SUPPLIED MATERIAL —
◆ ◆ ◆ ◆

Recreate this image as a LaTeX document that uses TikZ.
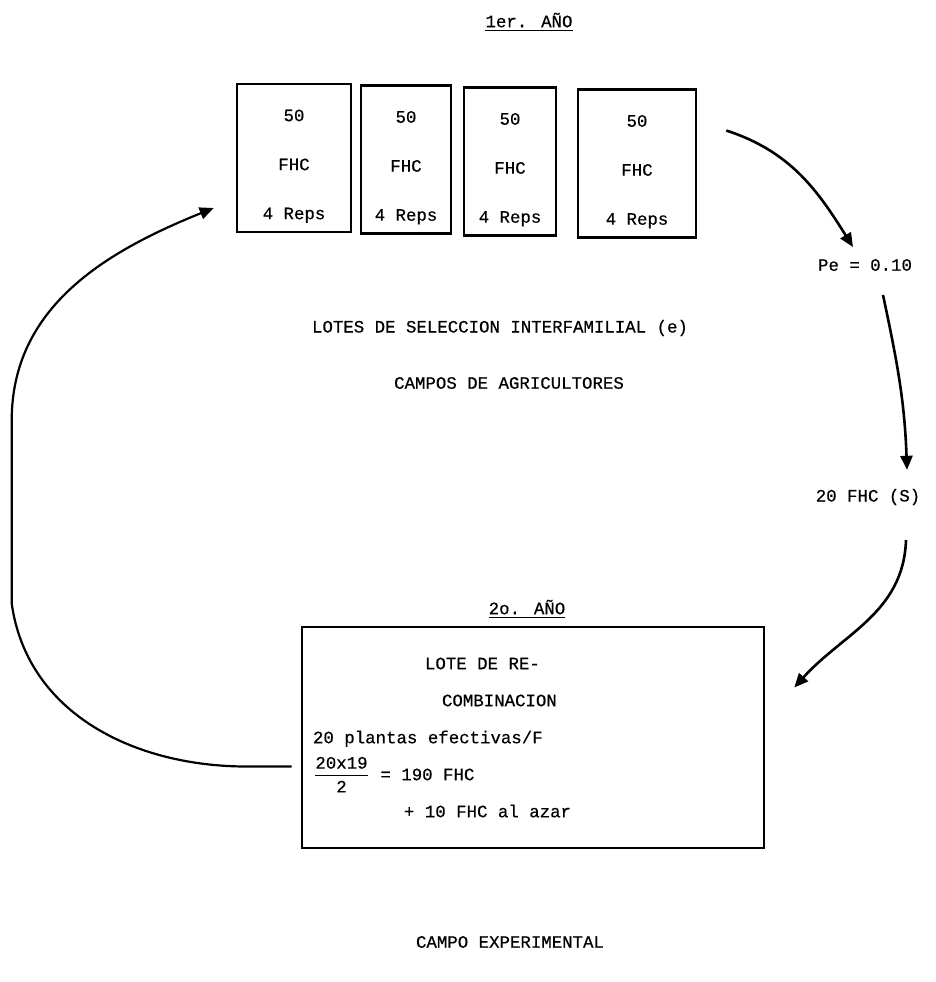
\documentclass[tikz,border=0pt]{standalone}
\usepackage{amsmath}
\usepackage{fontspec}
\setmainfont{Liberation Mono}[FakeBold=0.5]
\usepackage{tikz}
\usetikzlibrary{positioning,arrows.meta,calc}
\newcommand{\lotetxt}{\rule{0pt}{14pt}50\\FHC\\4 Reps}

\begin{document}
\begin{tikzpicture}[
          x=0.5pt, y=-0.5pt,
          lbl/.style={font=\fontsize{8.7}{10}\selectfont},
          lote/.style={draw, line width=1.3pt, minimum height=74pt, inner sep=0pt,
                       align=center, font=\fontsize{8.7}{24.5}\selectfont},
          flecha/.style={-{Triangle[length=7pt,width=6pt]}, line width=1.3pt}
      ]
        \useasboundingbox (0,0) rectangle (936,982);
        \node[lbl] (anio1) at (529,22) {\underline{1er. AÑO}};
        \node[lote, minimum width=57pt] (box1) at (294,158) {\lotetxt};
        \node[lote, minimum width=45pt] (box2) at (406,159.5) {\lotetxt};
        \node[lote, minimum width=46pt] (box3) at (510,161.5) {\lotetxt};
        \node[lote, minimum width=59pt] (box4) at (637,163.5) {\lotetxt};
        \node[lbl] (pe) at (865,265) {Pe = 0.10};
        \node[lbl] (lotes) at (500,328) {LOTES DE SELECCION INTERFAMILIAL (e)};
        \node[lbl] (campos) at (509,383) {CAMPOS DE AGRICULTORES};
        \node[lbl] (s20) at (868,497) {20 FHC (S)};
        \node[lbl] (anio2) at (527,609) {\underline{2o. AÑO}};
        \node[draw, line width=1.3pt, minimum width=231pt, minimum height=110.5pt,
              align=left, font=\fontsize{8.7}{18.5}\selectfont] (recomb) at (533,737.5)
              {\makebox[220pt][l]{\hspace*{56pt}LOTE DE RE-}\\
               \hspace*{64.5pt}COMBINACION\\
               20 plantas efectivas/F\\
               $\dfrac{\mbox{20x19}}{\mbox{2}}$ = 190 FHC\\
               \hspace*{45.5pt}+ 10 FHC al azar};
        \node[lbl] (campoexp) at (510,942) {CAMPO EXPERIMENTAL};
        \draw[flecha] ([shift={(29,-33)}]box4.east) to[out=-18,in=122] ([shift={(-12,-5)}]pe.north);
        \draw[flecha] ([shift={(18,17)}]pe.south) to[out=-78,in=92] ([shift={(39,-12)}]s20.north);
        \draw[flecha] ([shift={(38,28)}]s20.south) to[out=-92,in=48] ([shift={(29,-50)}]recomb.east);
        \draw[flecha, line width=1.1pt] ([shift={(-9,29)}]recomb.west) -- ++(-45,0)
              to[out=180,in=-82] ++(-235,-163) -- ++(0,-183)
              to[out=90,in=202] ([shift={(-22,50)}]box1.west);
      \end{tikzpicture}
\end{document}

◆ ◆ ◆ ◆

YOUR TASK —
Set the listing down in full and exactly. Pictures within it should not appear in the copy.

SOLUTION BELOW —
Recreate this image as a LaTeX document that uses TikZ.
\documentclass[tikz,border=0pt]{standalone}
\usepackage{amsmath}
\usepackage{fontspec}
\setmainfont{Liberation Mono}[FakeBold=0.5]
\usepackage{tikz}
\usetikzlibrary{positioning,arrows.meta,calc}
\newcommand{\lotetxt}{\rule{0pt}{14pt}50\\FHC\\4 Reps}

\begin{document}
\begin{tikzpicture}[
          x=0.5pt, y=-0.5pt,
          lbl/.style={font=\fontsize{8.7}{10}\selectfont},
          lote/.style={draw, line width=1.3pt, minimum height=74pt, inner sep=0pt,
                       align=center, font=\fontsize{8.7}{24.5}\selectfont},
          flecha/.style={-{Triangle[length=7pt,width=6pt]}, line width=1.3pt}
      ]
        \useasboundingbox (0,0) rectangle (936,982);
        \node[lbl] (anio1) at (529,22) {\underline{1er. AÑO}};
        \node[lote, minimum width=57pt] (box1) at (294,158) {\lotetxt};
        \node[lote, minimum width=45pt] (box2) at (406,159.5) {\lotetxt};
        \node[lote, minimum width=46pt] (box3) at (510,161.5) {\lotetxt};
        \node[lote, minimum width=59pt] (box4) at (637,163.5) {\lotetxt};
        \node[lbl] (pe) at (865,265) {Pe = 0.10};
        \node[lbl] (lotes) at (500,328) {LOTES DE SELECCION INTERFAMILIAL (e)};
        \node[lbl] (campos) at (509,383) {CAMPOS DE AGRICULTORES};
        \node[lbl] (s20) at (868,497) {20 FHC (S)};
        \node[lbl] (anio2) at (527,609) {\underline{2o. AÑO}};
        \node[draw, line width=1.3pt, minimum width=231pt, minimum height=110.5pt,
              align=left, font=\fontsize{8.7}{18.5}\selectfont] (recomb) at (533,737.5)
              {\makebox[220pt][l]{\hspace*{56pt}LOTE DE RE-}\\
               \hspace*{64.5pt}COMBINACION\\
               20 plantas efectivas/F\\
               $\dfrac{\mbox{20x19}}{\mbox{2}}$ = 190 FHC\\
               \hspace*{45.5pt}+ 10 FHC al azar};
        \node[lbl] (campoexp) at (510,942) {CAMPO EXPERIMENTAL};
        \draw[flecha] ([shift={(29,-33)}]box4.east) to[out=-18,in=122] ([shift={(-12,-5)}]pe.north);
        \draw[flecha] ([shift={(18,17)}]pe.south) to[out=-78,in=92] ([shift={(39,-12)}]s20.north);
        \draw[flecha] ([shift={(38,28)}]s20.south) to[out=-92,in=48] ([shift={(29,-50)}]recomb.east);
        \draw[flecha, line width=1.1pt] ([shift={(-9,29)}]recomb.west) -- ++(-45,0)
              to[out=180,in=-82] ++(-235,-163) -- ++(0,-183)
              to[out=90,in=202] ([shift={(-22,50)}]box1.west);
      \end{tikzpicture}
\end{document}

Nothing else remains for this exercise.